It's been a quiet day in Birthday Land. I talked to my mother-in-law and each of my sons. As expected, no cards or calls from sisters or brothers. I did receive a birthday card from Grand Valley State University and e-wishes from University of Missouri and Mensa. It's a pity to get more birthday wishes from strangers than from one's own family. Oh, well. Them's the breaks.
My esteemed spouse gave me a most beautiful pair of Tahitian black pearl earrings. [I hint and I get, that's how it works.] Unfortunately, we may have to alter them somewhat. They have lever backs that don't seem to work for me. I don't think it would be difficult to replace those backs with French hooks, my preferred type of earring.
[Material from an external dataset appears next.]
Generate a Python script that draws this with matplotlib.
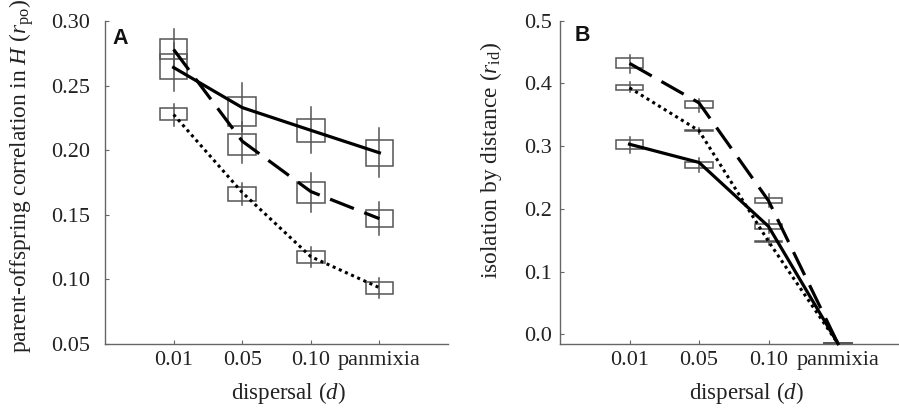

He hinted that he wanted a jeweler to do it because the earrings were expensive, so of course, now the earrings get to become even more expensive.
In keeping with this quiet day, I did a bit of arts and crafts, moving all my projects into the spare basement room that we took the bed out of. There needs to be more light in there, but all in all, it's a good space for my hobbies. I've read a bit of a novel. It's a bit better than the last two murder mysteries I read, but not much. How does that crap get published? (Worse, why do I buy it?) How soon can I get MY crap published? [Answer: First, get it written.]
Today is the 200th day of the year. It's also the midpoint of summer. (That's according to the meteorologist on WOOD-TV.) I have one month left till Orientation at Ferris. AAAGGHHH!
I've tried three times today to take a nap, but have had no success. And it's such a perfect napping day! Cloudy, overcast, occasional showers--even Simon the cat has spent most of the day dozing. For some odd reason, I woke up early and was sipping coffee by 7 a.m., so I should be falling asleep standing up, given my sleeping habits lately. Maybe all my good health practices of late have provided me with more energy at last. (Or not. Maybe I'm just "wired" on birthday vibes.)
If I had a clearer mind (not so nap-need-fogged), I'd get philosophical about being 57, but it's such an odd number that there doesn't seem much to say. I'm no more middle-aged, wrinkled, or saggy-baggy than I was yesterday. No more gray hairs (not that I've noticed). Little is different, other than the number I'll have to write on the next form I fill out.